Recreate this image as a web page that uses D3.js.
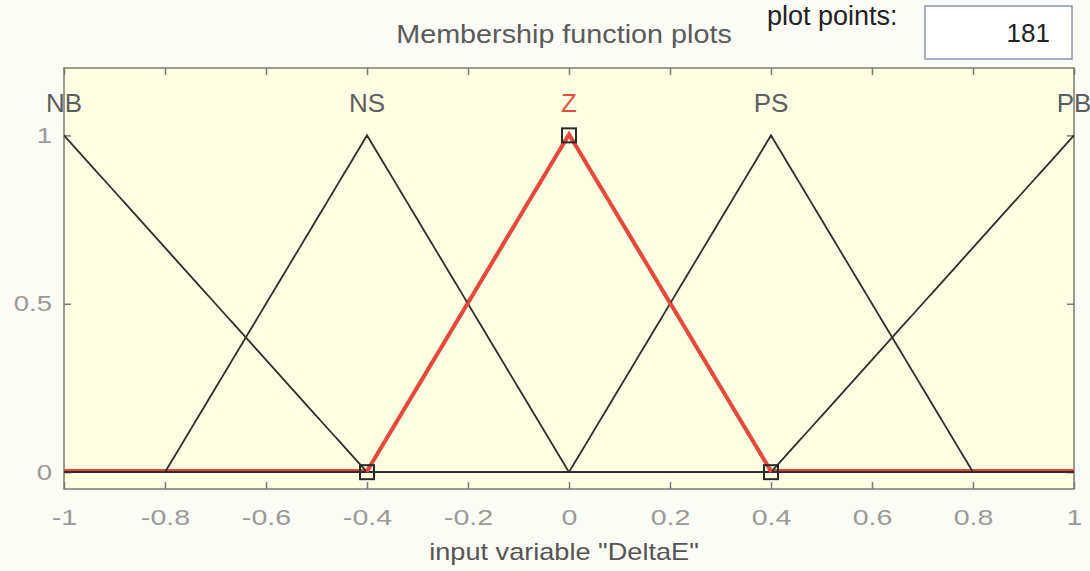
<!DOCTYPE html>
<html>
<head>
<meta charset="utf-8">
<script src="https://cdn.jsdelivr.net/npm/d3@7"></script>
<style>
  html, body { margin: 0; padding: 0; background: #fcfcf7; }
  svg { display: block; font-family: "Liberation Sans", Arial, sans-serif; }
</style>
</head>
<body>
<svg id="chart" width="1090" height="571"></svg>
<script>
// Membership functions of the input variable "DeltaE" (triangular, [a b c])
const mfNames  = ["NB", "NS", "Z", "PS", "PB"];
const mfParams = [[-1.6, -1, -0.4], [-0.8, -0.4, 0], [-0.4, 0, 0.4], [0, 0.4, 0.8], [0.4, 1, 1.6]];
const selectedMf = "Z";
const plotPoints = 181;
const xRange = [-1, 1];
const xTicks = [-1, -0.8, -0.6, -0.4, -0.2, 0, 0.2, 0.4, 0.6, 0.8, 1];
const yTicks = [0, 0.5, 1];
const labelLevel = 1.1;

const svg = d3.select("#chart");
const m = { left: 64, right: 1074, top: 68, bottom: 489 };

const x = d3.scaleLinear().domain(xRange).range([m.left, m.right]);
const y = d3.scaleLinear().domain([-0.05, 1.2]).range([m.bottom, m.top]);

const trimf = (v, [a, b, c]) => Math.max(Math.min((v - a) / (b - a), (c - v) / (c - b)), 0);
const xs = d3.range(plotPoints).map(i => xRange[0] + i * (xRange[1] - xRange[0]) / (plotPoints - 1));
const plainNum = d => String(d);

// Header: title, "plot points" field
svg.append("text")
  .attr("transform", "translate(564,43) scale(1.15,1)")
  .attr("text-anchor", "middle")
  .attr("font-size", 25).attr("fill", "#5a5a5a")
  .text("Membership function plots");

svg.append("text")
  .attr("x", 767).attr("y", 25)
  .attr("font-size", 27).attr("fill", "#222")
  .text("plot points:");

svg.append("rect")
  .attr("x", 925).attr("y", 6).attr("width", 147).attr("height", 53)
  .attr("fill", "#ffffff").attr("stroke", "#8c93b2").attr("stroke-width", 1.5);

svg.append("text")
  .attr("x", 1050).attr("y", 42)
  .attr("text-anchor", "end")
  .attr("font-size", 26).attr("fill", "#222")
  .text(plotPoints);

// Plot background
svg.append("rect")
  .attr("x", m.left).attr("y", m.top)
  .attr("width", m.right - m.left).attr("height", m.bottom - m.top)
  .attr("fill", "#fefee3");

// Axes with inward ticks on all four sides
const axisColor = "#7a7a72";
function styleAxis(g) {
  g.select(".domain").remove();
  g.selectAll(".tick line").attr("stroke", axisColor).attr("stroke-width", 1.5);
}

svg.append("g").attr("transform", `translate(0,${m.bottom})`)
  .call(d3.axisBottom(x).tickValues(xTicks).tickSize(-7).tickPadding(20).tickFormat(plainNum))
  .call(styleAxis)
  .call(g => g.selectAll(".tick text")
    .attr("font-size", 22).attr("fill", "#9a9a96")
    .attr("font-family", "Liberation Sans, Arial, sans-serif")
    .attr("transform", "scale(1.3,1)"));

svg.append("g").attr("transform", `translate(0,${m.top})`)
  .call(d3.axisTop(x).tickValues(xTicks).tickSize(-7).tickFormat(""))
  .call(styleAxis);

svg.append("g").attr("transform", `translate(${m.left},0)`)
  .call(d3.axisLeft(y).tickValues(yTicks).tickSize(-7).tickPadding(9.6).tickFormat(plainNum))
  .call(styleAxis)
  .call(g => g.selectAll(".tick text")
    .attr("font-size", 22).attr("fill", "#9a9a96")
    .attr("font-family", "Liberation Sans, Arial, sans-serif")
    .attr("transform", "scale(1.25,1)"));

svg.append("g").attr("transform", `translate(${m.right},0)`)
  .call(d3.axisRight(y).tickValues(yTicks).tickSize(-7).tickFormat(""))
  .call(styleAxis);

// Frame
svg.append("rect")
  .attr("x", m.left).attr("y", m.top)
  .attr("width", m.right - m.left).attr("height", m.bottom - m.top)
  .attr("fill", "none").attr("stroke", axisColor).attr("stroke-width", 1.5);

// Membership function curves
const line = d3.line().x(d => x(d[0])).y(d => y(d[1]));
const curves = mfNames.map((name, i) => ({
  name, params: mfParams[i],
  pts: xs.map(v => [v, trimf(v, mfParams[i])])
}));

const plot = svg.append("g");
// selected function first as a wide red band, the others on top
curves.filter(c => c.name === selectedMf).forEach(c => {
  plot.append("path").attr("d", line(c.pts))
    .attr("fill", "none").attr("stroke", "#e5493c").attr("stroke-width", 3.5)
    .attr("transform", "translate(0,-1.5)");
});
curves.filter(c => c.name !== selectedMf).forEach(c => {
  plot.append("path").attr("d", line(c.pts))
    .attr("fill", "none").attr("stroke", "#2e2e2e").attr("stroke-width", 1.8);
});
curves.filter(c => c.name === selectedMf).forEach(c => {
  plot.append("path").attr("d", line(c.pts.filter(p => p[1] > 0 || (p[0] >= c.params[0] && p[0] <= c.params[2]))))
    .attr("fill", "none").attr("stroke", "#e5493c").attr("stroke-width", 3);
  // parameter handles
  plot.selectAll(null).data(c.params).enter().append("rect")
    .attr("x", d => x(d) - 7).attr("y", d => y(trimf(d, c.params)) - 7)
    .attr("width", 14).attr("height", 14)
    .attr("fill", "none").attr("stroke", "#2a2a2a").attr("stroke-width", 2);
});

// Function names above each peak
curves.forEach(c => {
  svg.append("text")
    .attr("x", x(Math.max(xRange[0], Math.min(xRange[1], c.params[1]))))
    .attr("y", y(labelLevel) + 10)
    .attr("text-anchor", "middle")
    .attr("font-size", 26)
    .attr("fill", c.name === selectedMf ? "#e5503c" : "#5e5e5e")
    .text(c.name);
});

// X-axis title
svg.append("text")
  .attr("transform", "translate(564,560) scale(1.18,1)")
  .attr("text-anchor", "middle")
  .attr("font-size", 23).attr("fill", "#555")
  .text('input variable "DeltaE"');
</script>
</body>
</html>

What the exercise asks =>
Your task is to repeat the data above exactly while excluding the pictures.

In response =>
Recreate this image as a web page that uses D3.js.
<!DOCTYPE html>
<html>
<head>
<meta charset="utf-8">
<script src="https://cdn.jsdelivr.net/npm/d3@7"></script>
<style>
  html, body { margin: 0; padding: 0; background: #fcfcf7; }
  svg { display: block; font-family: "Liberation Sans", Arial, sans-serif; }
</style>
</head>
<body>
<svg id="chart" width="1090" height="571"></svg>
<script>
// Membership functions of the input variable "DeltaE" (triangular, [a b c])
const mfNames  = ["NB", "NS", "Z", "PS", "PB"];
const mfParams = [[-1.6, -1, -0.4], [-0.8, -0.4, 0], [-0.4, 0, 0.4], [0, 0.4, 0.8], [0.4, 1, 1.6]];
const selectedMf = "Z";
const plotPoints = 181;
const xRange = [-1, 1];
const xTicks = [-1, -0.8, -0.6, -0.4, -0.2, 0, 0.2, 0.4, 0.6, 0.8, 1];
const yTicks = [0, 0.5, 1];
const labelLevel = 1.1;

const svg = d3.select("#chart");
const m = { left: 64, right: 1074, top: 68, bottom: 489 };

const x = d3.scaleLinear().domain(xRange).range([m.left, m.right]);
const y = d3.scaleLinear().domain([-0.05, 1.2]).range([m.bottom, m.top]);

const trimf = (v, [a, b, c]) => Math.max(Math.min((v - a) / (b - a), (c - v) / (c - b)), 0);
const xs = d3.range(plotPoints).map(i => xRange[0] + i * (xRange[1] - xRange[0]) / (plotPoints - 1));
const plainNum = d => String(d);

// Header: title, "plot points" field
svg.append("text")
  .attr("transform", "translate(564,43) scale(1.15,1)")
  .attr("text-anchor", "middle")
  .attr("font-size", 25).attr("fill", "#5a5a5a")
  .text("Membership function plots");

svg.append("text")
  .attr("x", 767).attr("y", 25)
  .attr("font-size", 27).attr("fill", "#222")
  .text("plot points:");

svg.append("rect")
  .attr("x", 925).attr("y", 6).attr("width", 147).attr("height", 53)
  .attr("fill", "#ffffff").attr("stroke", "#8c93b2").attr("stroke-width", 1.5);

svg.append("text")
  .attr("x", 1050).attr("y", 42)
  .attr("text-anchor", "end")
  .attr("font-size", 26).attr("fill", "#222")
  .text(plotPoints);

// Plot background
svg.append("rect")
  .attr("x", m.left).attr("y", m.top)
  .attr("width", m.right - m.left).attr("height", m.bottom - m.top)
  .attr("fill", "#fefee3");

// Axes with inward ticks on all four sides
const axisColor = "#7a7a72";
function styleAxis(g) {
  g.select(".domain").remove();
  g.selectAll(".tick line").attr("stroke", axisColor).attr("stroke-width", 1.5);
}

svg.append("g").attr("transform", `translate(0,${m.bottom})`)
  .call(d3.axisBottom(x).tickValues(xTicks).tickSize(-7).tickPadding(20).tickFormat(plainNum))
  .call(styleAxis)
  .call(g => g.selectAll(".tick text")
    .attr("font-size", 22).attr("fill", "#9a9a96")
    .attr("font-family", "Liberation Sans, Arial, sans-serif")
    .attr("transform", "scale(1.3,1)"));

svg.append("g").attr("transform", `translate(0,${m.top})`)
  .call(d3.axisTop(x).tickValues(xTicks).tickSize(-7).tickFormat(""))
  .call(styleAxis);

svg.append("g").attr("transform", `translate(${m.left},0)`)
  .call(d3.axisLeft(y).tickValues(yTicks).tickSize(-7).tickPadding(9.6).tickFormat(plainNum))
  .call(styleAxis)
  .call(g => g.selectAll(".tick text")
    .attr("font-size", 22).attr("fill", "#9a9a96")
    .attr("font-family", "Liberation Sans, Arial, sans-serif")
    .attr("transform", "scale(1.25,1)"));

svg.append("g").attr("transform", `translate(${m.right},0)`)
  .call(d3.axisRight(y).tickValues(yTicks).tickSize(-7).tickFormat(""))
  .call(styleAxis);

// Frame
svg.append("rect")
  .attr("x", m.left).attr("y", m.top)
  .attr("width", m.right - m.left).attr("height", m.bottom - m.top)
  .attr("fill", "none").attr("stroke", axisColor).attr("stroke-width", 1.5);

// Membership function curves
const line = d3.line().x(d => x(d[0])).y(d => y(d[1]));
const curves = mfNames.map((name, i) => ({
  name, params: mfParams[i],
  pts: xs.map(v => [v, trimf(v, mfParams[i])])
}));

const plot = svg.append("g");
// selected function first as a wide red band, the others on top
curves.filter(c => c.name === selectedMf).forEach(c => {
  plot.append("path").attr("d", line(c.pts))
    .attr("fill", "none").attr("stroke", "#e5493c").attr("stroke-width", 3.5)
    .attr("transform", "translate(0,-1.5)");
});
curves.filter(c => c.name !== selectedMf).forEach(c => {
  plot.append("path").attr("d", line(c.pts))
    .attr("fill", "none").attr("stroke", "#2e2e2e").attr("stroke-width", 1.8);
});
curves.filter(c => c.name === selectedMf).forEach(c => {
  plot.append("path").attr("d", line(c.pts.filter(p => p[1] > 0 || (p[0] >= c.params[0] && p[0] <= c.params[2]))))
    .attr("fill", "none").attr("stroke", "#e5493c").attr("stroke-width", 3);
  // parameter handles
  plot.selectAll(null).data(c.params).enter().append("rect")
    .attr("x", d => x(d) - 7).attr("y", d => y(trimf(d, c.params)) - 7)
    .attr("width", 14).attr("height", 14)
    .attr("fill", "none").attr("stroke", "#2a2a2a").attr("stroke-width", 2);
});

// Function names above each peak
curves.forEach(c => {
  svg.append("text")
    .attr("x", x(Math.max(xRange[0], Math.min(xRange[1], c.params[1]))))
    .attr("y", y(labelLevel) + 10)
    .attr("text-anchor", "middle")
    .attr("font-size", 26)
    .attr("fill", c.name === selectedMf ? "#e5503c" : "#5e5e5e")
    .text(c.name);
});

// X-axis title
svg.append("text")
  .attr("transform", "translate(564,560) scale(1.18,1)")
  .attr("text-anchor", "middle")
  .attr("font-size", 23).attr("fill", "#555")
  .text('input variable "DeltaE"');
</script>
</body>
</html>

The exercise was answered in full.